By Tara Cavanaugh
What is a “climate”? You can’t touch one or carry one. Weather-wise, a climate is defined by a variety of factors, such as rainfall, elevation, temperature and so on. But what about the climate of an organization? What about the climate of a school? How do you define that?
And if the climate were broken, how would you fix it?
This is the problem with LGBT bullying in schools. The intangible climate depends on a host of factors, and if that climate is conducive to bullying, then it needs a host of solutions.
Here’s a look at the state and local hands-on efforts to improve school climates
Attempts at a statewide law
Michigan is one of six states that does not have any kind of statewide anti-bullying legislation, said Jay Kaplan, staff attorney for the ACLU of Michigan’s LGBT Project.
Matt’s Safe Law, a Michigan anti-bullying law, was introduced in 2006. Enumerated versions of the bill (that include specific language to protect LGBT students) and non-enumerated versions of the bill have languished.
Emily Dievendorf, director of policy at Equality Michigan, has been pushing for the enumerated version of the bill to pass because “we know that LGBT kids are disproportionately affected by bullying, so we don’t feel we can neglect to address that. It’s increasingly frustrating when people assume that we can’t make progress on this, because our argument is solid.”
Even though the argument is solid, the current political atmosphere at the state level may not be ready to deal with it this year, said State Senator Glenn Anderson, D-Westland. Anderson introduced the bill in 2006.
“Opponents (of an enumerated anti-bullying policy) claim local districts can do this already. Well of course they can,” Anderson said, flustered. The problem school districts and school boards face on the local level is a lot of fear and resistance, especially in conservative areas, he said.
Kaplan said state legislation would be helpful, but it’s not necessarily the only goal.
“I thinks it’s naive to think a state law is going to change or remove this problem because we know the majority of (school) districts have anti-bullying policies,” Kaplan said. “It’s not worth the piece of paper it’s written on if people aren’t informed about what it means.”
LGBT students at schools that have an enumerated anti-bullying policy still report feeling unsafe, Kaplan said. “There’s a hesitance on the part of some districts… they talk about the umbrella of bullying, but they don’t want to talk about gay students specifically, and you have to. You have to take the proactive steps. We have to work towards changing the culture in our schools.”

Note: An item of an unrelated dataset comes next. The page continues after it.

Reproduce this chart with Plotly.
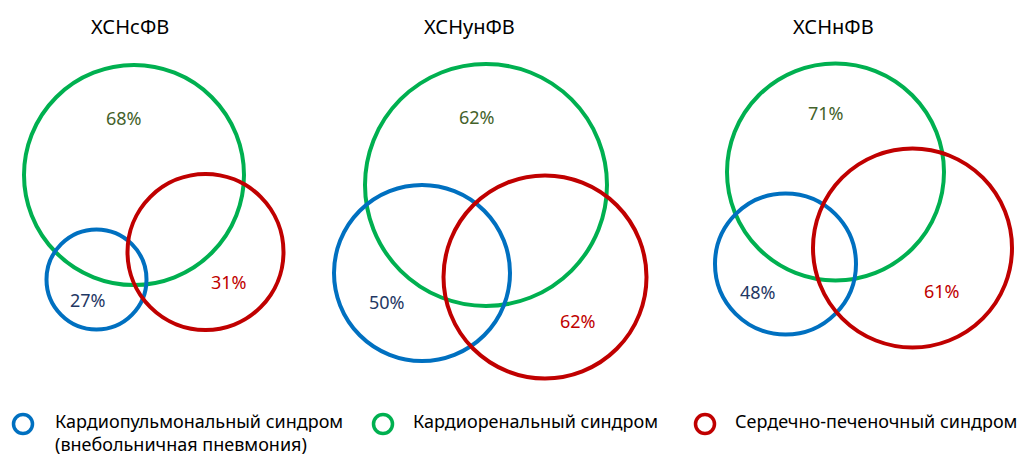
import plotly.graph_objects as go

# ---- data ----
groups = ["ХСНсФВ", "ХСНунФВ", "ХСНнФВ"]
syndromes = [
    "Кардиопульмональный синдром<br>(внебольничная пневмония)",
    "Кардиоренальный синдром",
    "Сердечно-печеночный синдром",
]
cardiopulmonary = [27, 50, 48]
cardiorenal = [68, 62, 71]
cardiohepatic = [31, 62, 61]

# ---- layout / geometry (pixel space) ----
W, H = 1022, 457
FONT = "Noto Sans"
title_x = [130, 469, 833]
title_y = 26

# circle geometry per syndrome: (cx, cy, r) for each group
geom = {
    "blue": [(96.5, 279.5, 50), (422, 273, 88), (785.5, 264, 70.5)],
    "green": [(134, 175, 110), (486, 185, 121), (835.5, 172, 108.5)],
    "red": [(205.5, 252, 78), (545, 277, 101.5), (912.5, 248, 99.5)],
}
label_pos = {
    "blue": [(88, 300), (387, 302), (758, 292)],
    "green": [(124, 118), (477, 117), (826, 113)],
    "red": [(229, 282), (578, 321), (942, 291)],
}
line_col = {"blue": "#0070C0", "green": "#00B050", "red": "#C00000"}
text_col = {"blue": "#1F3864", "green": "#44622A", "red": "#C00000"}
values = {"blue": cardiopulmonary, "green": cardiorenal, "red": cardiohepatic}

legend_marker = {"blue": (23, 424), "green": (383, 424), "red": (705, 424)}
legend_text_x = {"blue": 54, "green": 412, "red": 734}

fig = go.Figure()
shapes = []
annotations = []

for key in ["green", "blue", "red"]:
    for g in range(len(groups)):
        cx, cy, r = geom[key][g]
        shapes.append(dict(type="circle", xref="x", yref="y",
                           x0=cx - r, x1=cx + r, y0=cy - r, y1=cy + r,
                           line=dict(color=line_col[key], width=4),
                           fillcolor="rgba(0,0,0,0)", layer="above"))
        lx, ly = label_pos[key][g]
        annotations.append(dict(x=lx, y=ly, xref="x", yref="y",
                                text=f"{values[key][g]}%", showarrow=False,
                                font=dict(family=FONT, size=18, color=text_col[key]),
                                xanchor="center", yanchor="middle"))

for g, t in enumerate(groups):
    annotations.append(dict(x=title_x[g], y=title_y, xref="x", yref="y",
                            text=t, showarrow=False,
                            font=dict(family=FONT, size=20, color="#000000"),
                            xanchor="center", yanchor="middle"))

# legend
for key, name in zip(["blue", "green", "red"], syndromes):
    mx, my = legend_marker[key]
    fig.add_trace(go.Scatter(x=[mx], y=[my], mode="markers",
                             marker=dict(symbol="circle-open", size=19,
                                         color=line_col[key],
                                         line=dict(color=line_col[key], width=3.5)),
                             hoverinfo="skip", showlegend=False))
    annotations.append(dict(x=legend_text_x[key], y=407.5, xref="x", yref="y",
                            text=name, showarrow=False, align="left",
                            font=dict(family=FONT, size=18, color="#000000"),
                            xanchor="left", yanchor="top", borderpad=0))

fig.update_layout(
    width=W, height=H,
    margin=dict(l=0, r=0, t=0, b=0),
    paper_bgcolor="white", plot_bgcolor="white",
    xaxis=dict(range=[0, W], visible=False, fixedrange=True),
    yaxis=dict(range=[H, 0], visible=False, fixedrange=True),
    shapes=shapes, annotations=annotations,
    showlegend=False,
)

fig.write_html("out.html")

The Jim Toy Community Center held a bullying summit Jan. 9 to brainstorm ways to address bullying. More than 50 people attended, including Anderson and local students.
The summit created six task forces to come up with ways to address school administrations, offer trainings, and push state legislators. The task forces will meet as early as this week, Toy said, and the center hopes to have another summit this year.
At the summit, Toy said some solutions were posed for dealing with bullying in schools:
Sync with school administrations
“The dialogue with PTO’s, school boards and administrations needs to come first,” Toy said. “You can’t just walk in and schedule a training.”
One way to help get those kinds of school leaders on board is by getting support from the teachers union too. There might be resistance from the union, but it’s worth a try, Toy said, because unions have tremendous influence in school districts.
Looking for allies is also important. Toy suggested banding together with local church leaders that are supportive of LGBT equality to help talk with school administrations and to offer school trainings.
Train teachers, staff and students to talk
Proper training is more than just recognizing and punishing the act of bullying, Toy said. Everyone needs to know his and her rights.
The problem encountered by Jay McDowell, the teacher in Howell who kicked a student out of class for his anti-gay views last year, was that the student wasn’t doing anything wrong by expressing himself, Toy said. Teachers can express their views too, as long as they don’t prevent students from participating in class activities while doing so.
For example, on the Day of Silence, teachers must accept written answers instead of verbal answers from students, and give students credit for participating in class activities. The teacher cannot force the student to stop expressing his or her support of the Day of Silence.
Toy said McDowell could have used the student’s views as a way to facilitate a classroom conversation and learning opportunity.
“I think when we look at the issue of bullying we have to look at all the ways we can change that discourse. We’ve heard a lot lately about civil discourse. That really comes from training and education,” Kaplan said.
Prepare schools of education and social work
“Teachers and social workers and counselors need to be supportive,” Toy said. They also need to be aware of bullying and be prepared to deal with it in their careers.
“The local folks, students especially, don’t be afraid to share your personal stories,” Anderson said. “I think they should share their stories by writing letters, reaching out to the legislators, and even writing to the newspaper if they’re not afraid to do that.”